Clash (Eshtebak – 2016)
Cairo, 2013 (dois anos após a revolução egípcia). Durante a queda do presidente islamita Morsi, um caminhão da polícia cheia de manifestantes detidos de fundos políticos e religiosos divergentes vaga por protestos violentos. Poderão os detentos superar suas diferenças para ter uma chance de sobrevivência?
O roteirista/diretor egípcio Mohamed Diab, do excelente “Cairo 678”, retornou em grande estilo, mais maduro e seguro em seu ofício. Nunca um espaço cênico tão reduzido, um camburão das Forças Armadas, serviu para explorar tantas questões sociopolíticas fundamentais, um microcosmo que encapsulará todos os conflitos de milhares de anos no Oriente Médio. O filme entrou em minha lista de Melhores do Ano (2017, quando estreou no Brasil) e em revisão recente, segue impecável em forma e conteúdo.
É impressionante que a câmera (na mão) jamais abandone o ponto de vista das vítimas, mantendo-se presa, “enxergando” o mundo externo da mesma forma que eles, através das grades, um trabalho hercúleo de precisão para captar os vários rostos, evoluindo os dramas pessoais sem truques narrativos, sem o recurso do flashback. Toques inteligentes de alívio cômico, construindo personagens carismáticos, o público realmente se importa com o que eles estão vivendo.
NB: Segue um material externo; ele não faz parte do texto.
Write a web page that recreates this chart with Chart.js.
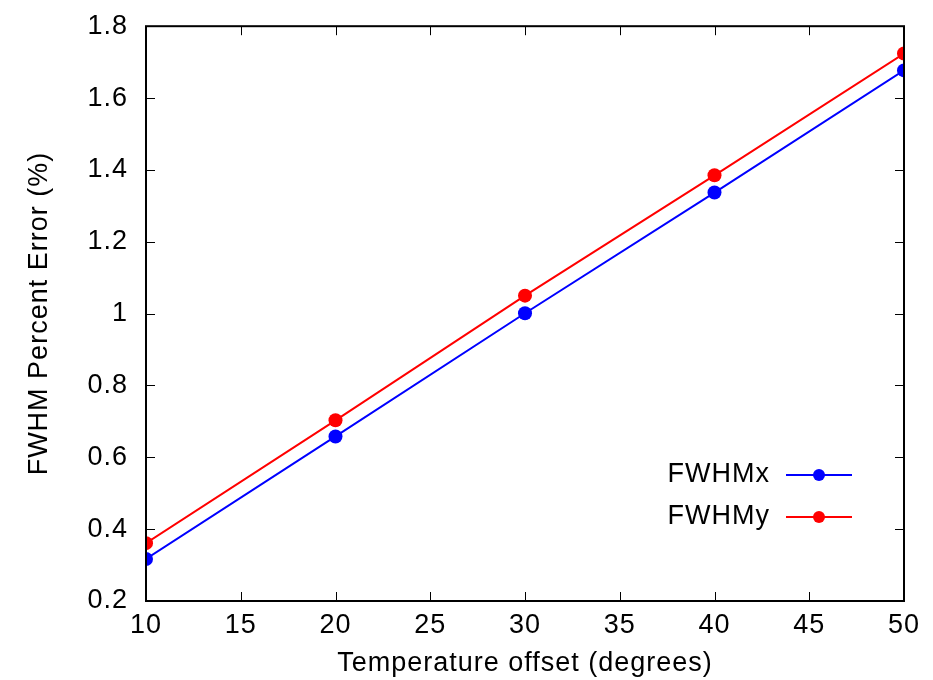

A utilização da iluminação verde na fotografia de Ahmed Gabr, dominante principalmente no desfecho apocalíptico, ressalta o aspecto mais animalesco, primitivo, intolerante, doente, naquelas figuras que, após todo tipo de humilhação, já perderam seus alicerces comportamentais. A adolescente religiosa que considerava desonroso mostrar seu cabelo, envergonhada por não conseguir urinar perto dos homens, acaba retornando para o molde original, despida de qualquer conceito abstrato. E, neste momento, quando o grupo é levado aos limites da resistência física e psicológica, todos os grilhões existenciais são rompidos, o ódio é aniquilado, as rivalidades são esquecidas, fala mais alto apenas a empatia natural.
Aqueles que praticamente se mataram horas antes por suas ideologias religiosas/políticas, agora valorizam a ternura nos pontos de identificação e se divertem cantando juntos em um dos poucos momentos tranquilos no confinamento. A câmera espiã dos jornalistas, outrora um símbolo odiado, passa a ser o porto seguro que eles buscam na hora mais desesperadora, quando nada mais fazia sentido. O registro daqueles minutos de leveza é o que os lembra de que ainda são gente.
É uma aula preciosa de cinema com baixíssimo orçamento e um ritmo vertiginoso. Filme de gente grande para gente grande.